Formé en 2017 à Poitiers, le trio Remains of Morpheus livre enfin son nouvel album, sobrement éponyme. Ici, tout est instrumental, mais jamais anecdotique. Sans un mot, le groupe bâtit des paysages sonores où chaque note semble raconter un fragment d’histoire. Dans cette fresque immersive aux contours post-progressifs, certains évoqueront les premiers Porcupine Tree, d’autres penseront à Monkey3, mais sans la dimension floydienne qui imprègne souvent les Suisses ou God Is An Astronaut. "Remains of Morpheus" propose un son plus brut, plus dense, qui ne cherche pas tant à planer qu’à construire une narration sensorielle, tendue entre clair-obscur et catharsis.
Parmi les sept titres, 'Olog' incarne parfaitement ce tiraillement. La tension y monte comme une marée noire, la guitare gronde, la batterie impose une cadence rigide, presque martiale. On flirte avec le post-metal, voire le noise, mais toujours avec une forme de retenue maîtrisée. À l’opposé, 'Iron Goat' explore une facette plus mélodique et contemplative. Le riff, bien que massif, laisse de l’espace au souffle et à l’émotion, prouvant que le groupe sait équilibrer puissance et lisibilité. Ces contrastes font toute la richesse de l’album, chaque morceau jouant sa propre partition tout en s’inscrivant dans une vision d’ensemble cohérente.

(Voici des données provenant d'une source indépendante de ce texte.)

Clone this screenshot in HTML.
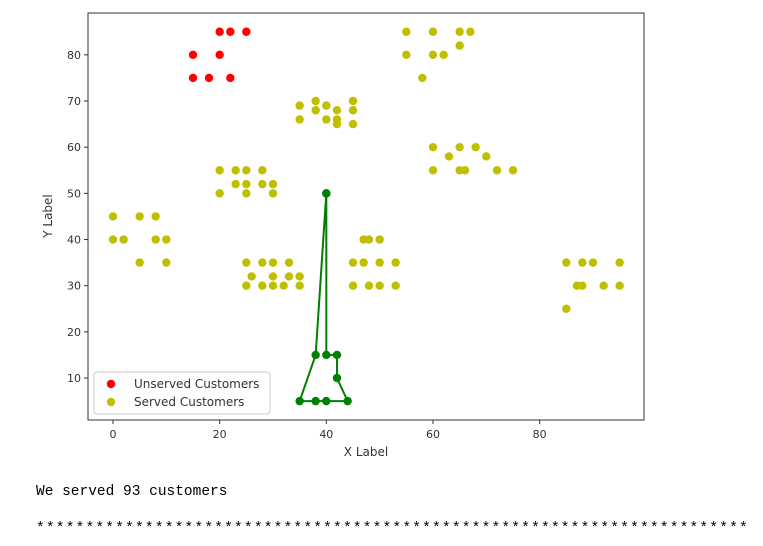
<!DOCTYPE html>
<html><head><meta charset="utf-8"><style>
body{margin:0;background:#fff;width:763px;height:546px;overflow:hidden;font-family:"DejaVu Sans","Liberation Sans",sans-serif}
#out{position:absolute;left:36px;top:484px;font-family:"Liberation Mono",monospace;font-size:14.5px;color:#000}
#stars{position:absolute;left:36px;top:521px;font-family:"Liberation Mono",monospace;font-size:14.5px;letter-spacing:1.2px;color:#000;white-space:nowrap;width:715px;overflow:hidden}
</style></head><body>
<svg id="chart" width="763" height="470" style="position:absolute;left:0;top:0"></svg>
<div id="out">We served 93 customers</div>
<div id="stars">************************************************************************</div>
<script>
const unservedX=[20,22,25,15,20,15,18,22];
const unservedY=[85,85,85,80,80,75,75,75];
const servedX=[35,35,38,38,40,40,42,42,42,45,45,45,20,23,25,28,23,25,28,30,20,25,30,55,60,65,67,65,55,60,62,58,60,65,68,63,70,60,65,66,72,75,0,5,8,0,2,8,10,5,10,25,28,30,33,26,30,33,35,25,28,30,32,35,47,48,50,45,47,50,53,45,48,50,53,85,88,90,95,87,88,92,95,85];
const servedY=[69,66,70,68,69,66,68,65,66,70,68,65,55,55,55,55,52,52,52,52,50,50,50,85,85,85,85,82,80,80,80,75,60,60,60,58,58,55,55,55,55,55,45,45,45,40,40,40,40,35,35,35,35,35,35,32,32,32,32,30,30,30,30,30,40,40,40,35,35,35,35,30,30,30,30,35,35,35,35,30,30,30,30,25];
const routeX=[40,40,42,42,44,40,38,35,38,40];
const routeY=[50,15,15,10,5,5,5,5,15,50];
const xTicks=[0,20,40,60,80];
const yTicks=[10,20,30,40,50,60,70,80];
const NS='http://www.w3.org/2000/svg';
const svg=document.getElementById('chart');
const L=88,R=644,T=13,B=420;
const sx=v=>113+v*5.333;
const sy=v=>424.2-v*4.617;
function mk(t,a){const e=document.createElementNS(NS,t);for(const k in a)e.setAttribute(k,a[k]);svg.appendChild(e);return e;}
const frame=mk('rect',{x:L,y:T,width:R-L,height:B-T,fill:'#fff',stroke:'#333','stroke-width':1});


xTicks.forEach(v=>{
  const l=mk('line',{x1:sx(v),x2:sx(v),y1:B,y2:B+4,stroke:'#333'});
  
  
  const t=mk('text',{x:sx(v),y:B+18,'text-anchor':'middle','font-size':11,fill:'#333'});t.textContent=v;
  
  
});
yTicks.forEach(v=>{
  const l=mk('line',{x1:L-4,x2:L,y1:sy(v),y2:sy(v),stroke:'#333'});
  
  
  const t=mk('text',{x:L-7,y:sy(v)+4,'text-anchor':'end','font-size':11,fill:'#333'});t.textContent=v;
  
  
});
const xl=mk('text',{x:366,y:456,'text-anchor':'middle','font-size':12,fill:'#333'});xl.textContent='X Label';


const yl=mk('text',{x:52,y:216,'text-anchor':'middle','font-size':12,fill:'#333',transform:'rotate(-90 52 216)'});yl.textContent='Y Label';


unservedX.forEach((x,i)=>{
  const c=mk('circle',{cx:sx(x),cy:sy(unservedY[i]),r:4.2,fill:'#ff0000'});
  
  
});
servedX.forEach((x,i)=>{
  const c=mk('circle',{cx:sx(x),cy:sy(servedY[i]),r:4.2,fill:'#bfbf00'});
  
  
});
const pl=mk('polyline',{points:routeX.map((x,i)=>sx(x)+','+sy(routeY[i])).join(' '),fill:'none',stroke:'#008000','stroke-width':2});


routeX.forEach((x,i)=>{
  const c=mk('circle',{cx:sx(x),cy:sy(routeY[i]),r:4.2,fill:'#008000'});
  
  
});
const lg=mk('rect',{x:94,y:372,width:176,height:42,rx:3,fill:'#fff',stroke:'#ccc'});


[['#ff0000','Unserved Customers',384],['#bfbf00','Served Customers',402]].forEach(([c,s,y])=>{
  const d=mk('circle',{cx:111,cy:y,r:4.2,fill:c});
  
  
  const t=mk('text',{x:134,y:y+4,'font-size':12,fill:'#333'});t.textContent=s;
  
  
});
</script>
</body></html>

Le très long 'Scaphandriac' illustre à merveille l’influence post-rock plus éthérée, évoquant par instants God Is An Astronaut. Ce morceau, plus contenu, plus calme, agit comme une respiration au cœur de l’album. De même, 'Joik' et 'Blossom' s’autorisent quelques échappées bruitistes et aériennes où l’écho, le feedback et les textures ambient prennent le relais de l’intensité. On sent ici une volonté de sculpter le son, de faire vivre les silences autant que les assauts saturés. Chaque composition se déploie comme une architecture mouvante, entre tension et relâchement, sans jamais tomber dans l’exercice de style.
La production, rugueuse et organique, épouse parfaitement cette approche : pas de fioriture, pas d’esbroufe, juste de la matière vivante, brute, parfois même volontairement imparfaite. Remains of Morpheus signe ici un disque dense et habité, où chaque titre trouve naturellement sa place. Une œuvre cohérente, à la croisée du post-rock et du progressif, qui prouve que l’instrumental peut encore émouvoir sans jamais ennuyer.